Dataset extract:

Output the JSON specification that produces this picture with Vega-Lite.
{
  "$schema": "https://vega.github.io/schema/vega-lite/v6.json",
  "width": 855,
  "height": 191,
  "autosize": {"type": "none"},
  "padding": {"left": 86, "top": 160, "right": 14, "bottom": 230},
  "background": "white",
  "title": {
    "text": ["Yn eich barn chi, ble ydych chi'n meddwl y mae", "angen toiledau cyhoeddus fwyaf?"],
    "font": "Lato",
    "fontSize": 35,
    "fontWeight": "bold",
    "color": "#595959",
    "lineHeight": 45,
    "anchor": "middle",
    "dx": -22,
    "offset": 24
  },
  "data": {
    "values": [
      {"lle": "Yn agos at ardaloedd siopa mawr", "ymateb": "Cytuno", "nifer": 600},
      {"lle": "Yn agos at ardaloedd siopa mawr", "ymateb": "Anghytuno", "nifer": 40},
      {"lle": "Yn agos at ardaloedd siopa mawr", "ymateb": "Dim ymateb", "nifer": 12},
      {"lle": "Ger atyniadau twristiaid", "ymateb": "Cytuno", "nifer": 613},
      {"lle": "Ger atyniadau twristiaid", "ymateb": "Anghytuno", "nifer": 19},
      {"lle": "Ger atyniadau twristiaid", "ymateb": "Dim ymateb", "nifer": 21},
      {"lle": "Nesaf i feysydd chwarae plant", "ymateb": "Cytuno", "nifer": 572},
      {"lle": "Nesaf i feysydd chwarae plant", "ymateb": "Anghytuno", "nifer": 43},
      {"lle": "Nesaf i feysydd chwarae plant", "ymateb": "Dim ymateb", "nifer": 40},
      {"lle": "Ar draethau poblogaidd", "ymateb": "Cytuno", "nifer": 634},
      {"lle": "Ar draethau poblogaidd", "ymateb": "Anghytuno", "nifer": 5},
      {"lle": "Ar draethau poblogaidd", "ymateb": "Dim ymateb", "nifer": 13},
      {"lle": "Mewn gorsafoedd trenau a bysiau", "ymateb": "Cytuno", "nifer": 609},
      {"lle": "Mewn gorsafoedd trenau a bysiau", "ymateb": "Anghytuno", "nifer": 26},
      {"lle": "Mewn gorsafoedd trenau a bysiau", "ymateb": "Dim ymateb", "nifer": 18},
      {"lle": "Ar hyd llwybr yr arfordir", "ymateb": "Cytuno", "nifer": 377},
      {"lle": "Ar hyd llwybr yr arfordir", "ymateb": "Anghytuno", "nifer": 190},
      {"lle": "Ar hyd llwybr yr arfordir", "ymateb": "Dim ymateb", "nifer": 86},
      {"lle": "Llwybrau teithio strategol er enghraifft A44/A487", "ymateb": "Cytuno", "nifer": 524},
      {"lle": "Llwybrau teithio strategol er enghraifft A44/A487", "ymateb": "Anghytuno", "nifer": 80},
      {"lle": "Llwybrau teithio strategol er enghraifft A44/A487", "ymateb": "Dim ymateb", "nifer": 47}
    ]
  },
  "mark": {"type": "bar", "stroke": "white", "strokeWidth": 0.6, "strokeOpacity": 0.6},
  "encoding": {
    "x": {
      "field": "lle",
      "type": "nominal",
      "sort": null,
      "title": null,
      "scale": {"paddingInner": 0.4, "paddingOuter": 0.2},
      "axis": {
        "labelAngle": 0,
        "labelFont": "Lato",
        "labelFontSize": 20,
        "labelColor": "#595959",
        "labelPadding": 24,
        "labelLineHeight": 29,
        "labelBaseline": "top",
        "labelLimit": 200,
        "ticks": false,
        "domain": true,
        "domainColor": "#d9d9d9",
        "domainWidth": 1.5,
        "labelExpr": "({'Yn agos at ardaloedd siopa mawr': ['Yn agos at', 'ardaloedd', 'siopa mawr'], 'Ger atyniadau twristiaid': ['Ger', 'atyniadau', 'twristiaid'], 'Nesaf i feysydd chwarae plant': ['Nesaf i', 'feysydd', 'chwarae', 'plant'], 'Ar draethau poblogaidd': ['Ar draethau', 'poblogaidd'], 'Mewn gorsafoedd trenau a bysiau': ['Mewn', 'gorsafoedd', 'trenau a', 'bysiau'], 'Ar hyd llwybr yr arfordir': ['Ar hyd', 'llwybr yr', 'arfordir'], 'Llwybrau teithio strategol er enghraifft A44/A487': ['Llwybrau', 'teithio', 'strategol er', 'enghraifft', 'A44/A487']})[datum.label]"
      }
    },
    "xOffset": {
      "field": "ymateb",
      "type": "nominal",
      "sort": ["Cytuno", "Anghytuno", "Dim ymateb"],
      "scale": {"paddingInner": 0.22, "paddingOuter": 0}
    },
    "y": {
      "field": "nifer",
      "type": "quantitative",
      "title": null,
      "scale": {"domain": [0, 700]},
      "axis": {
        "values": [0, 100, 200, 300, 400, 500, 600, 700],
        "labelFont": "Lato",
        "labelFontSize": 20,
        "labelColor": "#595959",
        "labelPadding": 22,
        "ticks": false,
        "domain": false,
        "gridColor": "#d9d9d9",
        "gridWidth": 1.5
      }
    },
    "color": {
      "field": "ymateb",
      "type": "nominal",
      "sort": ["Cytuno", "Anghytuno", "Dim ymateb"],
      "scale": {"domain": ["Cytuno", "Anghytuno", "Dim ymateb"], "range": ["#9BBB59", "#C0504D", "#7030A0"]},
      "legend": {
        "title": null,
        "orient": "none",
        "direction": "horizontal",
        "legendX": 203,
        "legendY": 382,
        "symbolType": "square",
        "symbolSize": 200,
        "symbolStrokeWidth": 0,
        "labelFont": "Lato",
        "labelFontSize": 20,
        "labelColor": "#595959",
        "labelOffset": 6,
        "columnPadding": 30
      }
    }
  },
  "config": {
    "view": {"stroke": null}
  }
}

What you have to do:
Retype the whole listing, matching it exactly.

Answer to this task:
Output the JSON specification that produces this picture with Vega-Lite.
{
  "$schema": "https://vega.github.io/schema/vega-lite/v6.json",
  "width": 855,
  "height": 191,
  "autosize": {"type": "none"},
  "padding": {"left": 86, "top": 160, "right": 14, "bottom": 230},
  "background": "white",
  "title": {
    "text": ["Yn eich barn chi, ble ydych chi'n meddwl y mae", "angen toiledau cyhoeddus fwyaf?"],
    "font": "Lato",
    "fontSize": 35,
    "fontWeight": "bold",
    "color": "#595959",
    "lineHeight": 45,
    "anchor": "middle",
    "dx": -22,
    "offset": 24
  },
  "data": {
    "values": [
      {"lle": "Yn agos at ardaloedd siopa mawr", "ymateb": "Cytuno", "nifer": 600},
      {"lle": "Yn agos at ardaloedd siopa mawr", "ymateb": "Anghytuno", "nifer": 40},
      {"lle": "Yn agos at ardaloedd siopa mawr", "ymateb": "Dim ymateb", "nifer": 12},
      {"lle": "Ger atyniadau twristiaid", "ymateb": "Cytuno", "nifer": 613},
      {"lle": "Ger atyniadau twristiaid", "ymateb": "Anghytuno", "nifer": 19},
      {"lle": "Ger atyniadau twristiaid", "ymateb": "Dim ymateb", "nifer": 21},
      {"lle": "Nesaf i feysydd chwarae plant", "ymateb": "Cytuno", "nifer": 572},
      {"lle": "Nesaf i feysydd chwarae plant", "ymateb": "Anghytuno", "nifer": 43},
      {"lle": "Nesaf i feysydd chwarae plant", "ymateb": "Dim ymateb", "nifer": 40},
      {"lle": "Ar draethau poblogaidd", "ymateb": "Cytuno", "nifer": 634},
      {"lle": "Ar draethau poblogaidd", "ymateb": "Anghytuno", "nifer": 5},
      {"lle": "Ar draethau poblogaidd", "ymateb": "Dim ymateb", "nifer": 13},
      {"lle": "Mewn gorsafoedd trenau a bysiau", "ymateb": "Cytuno", "nifer": 609},
      {"lle": "Mewn gorsafoedd trenau a bysiau", "ymateb": "Anghytuno", "nifer": 26},
      {"lle": "Mewn gorsafoedd trenau a bysiau", "ymateb": "Dim ymateb", "nifer": 18},
      {"lle": "Ar hyd llwybr yr arfordir", "ymateb": "Cytuno", "nifer": 377},
      {"lle": "Ar hyd llwybr yr arfordir", "ymateb": "Anghytuno", "nifer": 190},
      {"lle": "Ar hyd llwybr yr arfordir", "ymateb": "Dim ymateb", "nifer": 86},
      {"lle": "Llwybrau teithio strategol er enghraifft A44/A487", "ymateb": "Cytuno", "nifer": 524},
      {"lle": "Llwybrau teithio strategol er enghraifft A44/A487", "ymateb": "Anghytuno", "nifer": 80},
      {"lle": "Llwybrau teithio strategol er enghraifft A44/A487", "ymateb": "Dim ymateb", "nifer": 47}
    ]
  },
  "mark": {"type": "bar", "stroke": "white", "strokeWidth": 0.6, "strokeOpacity": 0.6},
  "encoding": {
    "x": {
      "field": "lle",
      "type": "nominal",
      "sort": null,
      "title": null,
      "scale": {"paddingInner": 0.4, "paddingOuter": 0.2},
      "axis": {
        "labelAngle": 0,
        "labelFont": "Lato",
        "labelFontSize": 20,
        "labelColor": "#595959",
        "labelPadding": 24,
        "labelLineHeight": 29,
        "labelBaseline": "top",
        "labelLimit": 200,
        "ticks": false,
        "domain": true,
        "domainColor": "#d9d9d9",
        "domainWidth": 1.5,
        "labelExpr": "({'Yn agos at ardaloedd siopa mawr': ['Yn agos at', 'ardaloedd', 'siopa mawr'], 'Ger atyniadau twristiaid': ['Ger', 'atyniadau', 'twristiaid'], 'Nesaf i feysydd chwarae plant': ['Nesaf i', 'feysydd', 'chwarae', 'plant'], 'Ar draethau poblogaidd': ['Ar draethau', 'poblogaidd'], 'Mewn gorsafoedd trenau a bysiau': ['Mewn', 'gorsafoedd', 'trenau a', 'bysiau'], 'Ar hyd llwybr yr arfordir': ['Ar hyd', 'llwybr yr', 'arfordir'], 'Llwybrau teithio strategol er enghraifft A44/A487': ['Llwybrau', 'teithio', 'strategol er', 'enghraifft', 'A44/A487']})[datum.label]"
      }
    },
    "xOffset": {
      "field": "ymateb",
      "type": "nominal",
      "sort": ["Cytuno", "Anghytuno", "Dim ymateb"],
      "scale": {"paddingInner": 0.22, "paddingOuter": 0}
    },
    "y": {
      "field": "nifer",
      "type": "quantitative",
      "title": null,
      "scale": {"domain": [0, 700]},
      "axis": {
        "values": [0, 100, 200, 300, 400, 500, 600, 700],
        "labelFont": "Lato",
        "labelFontSize": 20,
        "labelColor": "#595959",
        "labelPadding": 22,
        "ticks": false,
        "domain": false,
        "gridColor": "#d9d9d9",
        "gridWidth": 1.5
      }
    },
    "color": {
      "field": "ymateb",
      "type": "nominal",
      "sort": ["Cytuno", "Anghytuno", "Dim ymateb"],
      "scale": {"domain": ["Cytuno", "Anghytuno", "Dim ymateb"], "range": ["#9BBB59", "#C0504D", "#7030A0"]},
      "legend": {
        "title": null,
        "orient": "none",
        "direction": "horizontal",
        "legendX": 203,
        "legendY": 382,
        "symbolType": "square",
        "symbolSize": 200,
        "symbolStrokeWidth": 0,
        "labelFont": "Lato",
        "labelFontSize": 20,
        "labelColor": "#595959",
        "labelOffset": 6,
        "columnPadding": 30
      }
    }
  },
  "config": {
    "view": {"stroke": null}
  }
}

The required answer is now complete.